Annabel tells the story of a child who is born both male and female, in the hyper-masculine hunting culture of 1960’s Labrador. Surgically altered at birth and given the name Wayne, only three people know of his secret: his parents and a trusted neighbour.
But as Wayne approaches adulthood, the woman literally buried inside of him, Annabel, refuses to be forgotten. It is the story of a “son” who wants to swim in an orange bathing suit, not trunks. It is the story of a mother who has to deny her son that simple wish, and live with that denial.
It is the story of a wife who loves her husband, but not wholly enough to stop longing for her life back in St. John’s, and who she could be. It is the story of a Labrador man whose ability to connect with the natural world exceeds his ability to connect with his family, yet he is there, faithfully, when needed
It is just as much a novel about the characters as it is about their predicament, and Winter can channel her varied characters masterfully, switching points of view between her five characters as they encase themselves in private worlds.
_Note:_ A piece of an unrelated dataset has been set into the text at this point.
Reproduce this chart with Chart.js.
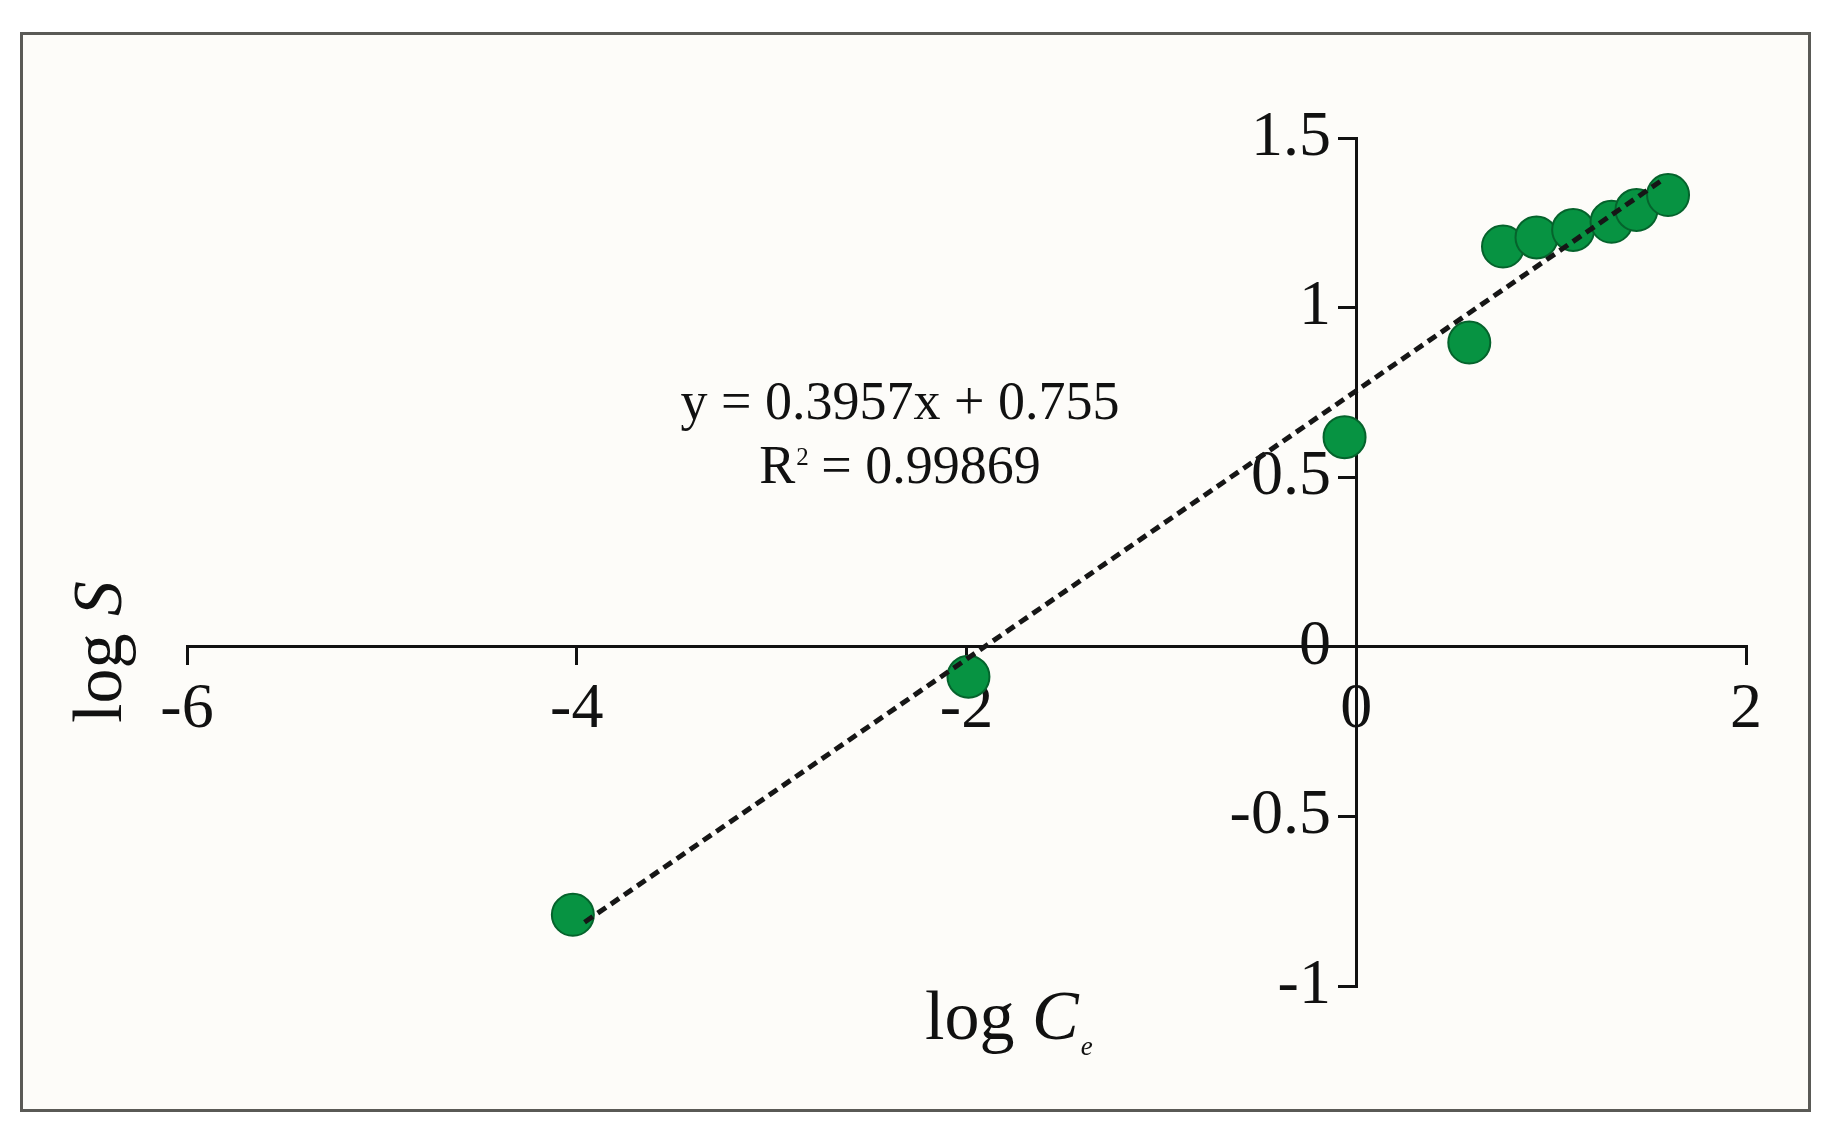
<!DOCTYPE html>
<html>
<head>
<meta charset="utf-8">
<script src="https://cdn.jsdelivr.net/npm/chart.js@4/dist/chart.umd.min.js"></script>
<style>
  html, body { margin:0; padding:0; background:#fff; }
  #wrap { width:1836px; height:1143px; }
</style>
</head>
<body>
<div id="wrap"><canvas id="chart" width="1836" height="1143"></canvas></div>
<script>
// log Ce vs log S
const logCe = [-4.02, -1.99, -0.06, 0.58, 0.753, 0.925, 1.113, 1.31, 1.438, 1.60];
const logS  = [-0.79, -0.088, 0.618, 0.897, 1.18, 1.207, 1.229, 1.253, 1.288, 1.332];

// ends of the dashed fit line
const fitX = [-3.96, 1.575];
const fitY = [-0.812, 1.378];

const xTicks = [-6, -4, -2, 0, 2];
const yTicks = [-1, -0.5, 0, 0.5, 1, 1.5];

const eqLine = "y = 0.3957x + 0.755";
const r2Value = "0.99869";

const SERIF = "'Liberation Serif', 'Times New Roman', serif";
const INK = "#111";

const decor = {
  id:"decor",
  beforeDraw(chart) {
    const ctx = chart.ctx;
    ctx.save();
    ctx.fillStyle = "#fff";
    ctx.fillRect(0, 0, chart.width, chart.height);
    ctx.fillStyle = "#fdfcf9";
    ctx.fillRect(21, 33, 1789, 1078);
    ctx.strokeStyle = "#5a5a56";
    ctx.lineWidth = 3;
    ctx.strokeRect(21.5, 33.5, 1788, 1077);
    ctx.restore();
  },
  afterDraw(chart) {
    const ctx = chart.ctx;
    ctx.save();
    ctx.fillStyle = INK;
    ctx.textBaseline = "alphabetic";

    // equation
    ctx.font = "54px " + SERIF;
    ctx.textAlign = "center";
    ctx.fillText(eqLine, 900, 419);

    ctx.textAlign = "left";
    const rest = " = " + r2Value;
    ctx.font = "54px " + SERIF;
    const wR = ctx.measureText("R").width;
    const wRest = ctx.measureText(rest).width;
    ctx.font = "25px " + SERIF;
    const wSup = ctx.measureText("2").width;
    let x = 900 - (wR + wSup + wRest) / 2;
    ctx.font = "54px " + SERIF;
    ctx.fillText("R", x, 483);
    ctx.font = "25px " + SERIF;
    ctx.fillText("2", x + wR + 1, 465);
    ctx.font = "54px " + SERIF;
    ctx.fillText(rest, x + wR + wSup, 483);

    // x title: log Ce
    ctx.font = "70px " + SERIF;
    ctx.fillText("log ", 925, 1039);
    let cx = 925 + ctx.measureText("log ").width;
    ctx.font = "italic 70px " + SERIF;
    ctx.fillText("C", cx, 1039);
    cx += ctx.measureText("C").width;
    ctx.font = "italic 27px " + SERIF;
    ctx.fillText("e", cx + 2, 1055);

    // y title: log S
    ctx.translate(121, 652);
    ctx.rotate(-Math.PI / 2);
    ctx.font = "70px " + SERIF;
    const wLog = ctx.measureText("log ").width;
    ctx.font = "italic 70px " + SERIF;
    const wS = ctx.measureText("S").width;
    const sx = -(wLog + wS) / 2;
    ctx.font = "70px " + SERIF;
    ctx.fillText("log ", sx, 0);
    ctx.font = "italic 70px " + SERIF;
    ctx.fillText("S", sx + wLog, 0);

    ctx.restore();
  }
};

const tickFont = { family:SERIF, size:64 };

new Chart(document.getElementById("chart"), {
  type:"scatter",
  data:{
    datasets:[
      {
        data:fitX.map((v, i) => ({ x:v, y:fitY[i] })),
        showLine:true,
        borderColor:"#161616",
        borderWidth:5,
        borderDash:[10, 6],
        pointRadius:0,
        fill:false
      },
      {
        data:logCe.map((v, i) => ({ x:v, y:logS[i] })),
        backgroundColor:"#079342",
        borderColor:"#05632c",
        borderWidth:2,
        pointRadius:21,
        pointHoverRadius:21
      }
    ]
  },
  options:{
    responsive:false,
    animation:false,
    layout:{ padding:{ left:187, right:90, top:138, bottom:157 } },
    plugins:{
      legend:{ display:false },
      tooltip:{ enabled:false }
    },
    scales:{
      x:{
        type:"linear",
        min:-6, max:2,
        position:{ y:0 },
        afterBuildTicks:s => { s.ticks = xTicks.map(v => ({ value:v })); },
        afterFit:s => { s.height = 0; },
        grid:{ drawOnChartArea:false, drawTicks:true, tickLength:17, color:INK, lineWidth:3 },
        border:{ display:true, color:INK, width:3 },
        ticks:{ color:INK, padding:8, maxRotation:0, font:tickFont, callback:v => String(v) }
      },
      // axis line and tick marks
      y:{
        type:"linear",
        min:-1, max:1.5,
        position:{ x:0 },
        afterBuildTicks:s => { s.ticks = yTicks.map(v => ({ value:v })); },
        afterFit:s => { s.width = 0; },
        grid:{ drawOnChartArea:false, drawTicks:true, tickLength:17, color:INK, lineWidth:3 },
        border:{ display:true, color:INK, width:3 },
        ticks:{ display:false }
      },
      // tick labels, set just left of the tick marks
      yLabels:{
        type:"linear",
        axis:"y",
        min:-1, max:1.5,
        position:{ x:-0.13 },
        afterBuildTicks:s => { s.ticks = yTicks.map(v => ({ value:v })); },
        afterFit:s => { s.width = 0; },
        grid:{ display:false },
        border:{ display:false },
        ticks:{ color:INK, font:tickFont, callback:v => String(v) }
      }
    }
  },
  plugins:[decor]
});
</script>
</body>
</html>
In showing us all angles of her five main characters, from inside and out, whether it was her intention or just gifted writing, she’s showing us the humanity that overrides gender and age, and the basic human traits and desires that unite us all.
Annabel is an unforgettable novel of struggles, personal and inter-personal, and Kathleen’s empathetic voice does them justice in a way that connects reader to story. This is a story of isolation and a communication breakdown that breaks a family down, and breaks the reader down along with them.
… and now it’s coming to the big screen! The film rights for Annabel have been acquired by Toronto director Deepa Mehta’s production company, Hamilton Mehta Productions. Mehta is an Oscar-nominated filmmaker, so the book is in good hands. Mehta also won a Genie for the screenplay of Bollywood/Hollywood.